SCOTUSBlog has an 8-part interview with 4th Circuit federal judge J. Harvie Wilkinson, III, who has established a sturdy reputation as a "conservative" judge, but nails what the mindset of a judge needs to be:
I think when judges sit on the bench — this applies at all levels — we don’t really think about ourselves as ‘conservative’ or ‘liberal.’ Those are labels that people apply to us. And . . . I understand why they do because you have to use short-hand. But, the interesting thing is, I don’t think most judges conceive of themselves as conservative or liberal. We think of ourselves as judges first and foremost and that the judicial calling is such an honorable calling. And when we get on the bench, you know, you’re just so focused on that one case. I mean, you don’t think, ‘Is this a conservative result?’ or ‘Is this a liberal result’ or ‘Which way is the law as a whole moving?’ You’re just thinking about those people before you and how much the case means to them. And our mindset when we go on the bench is, ‘this case is a universe unto itself.’

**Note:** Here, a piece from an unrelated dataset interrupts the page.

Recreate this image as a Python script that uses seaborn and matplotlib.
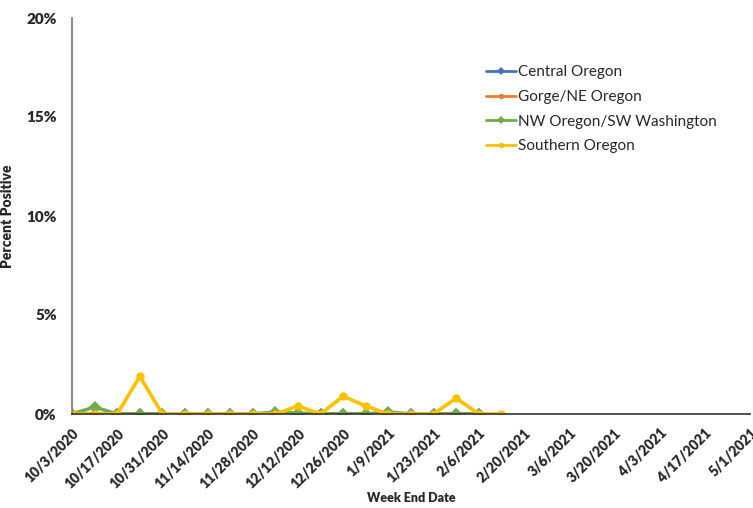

Amen. But another Wilkinson observation strikes me as puzzling. He says that the core of judging is "the sense of independence and the sense to express your own convictions." My own observation from my experience as an appellate law clerk is that some cases require judges, admirably, to subordinate their personal convictions to the requirements of the law. Perhaps I misapprehend Judge Wilkinson's meaning.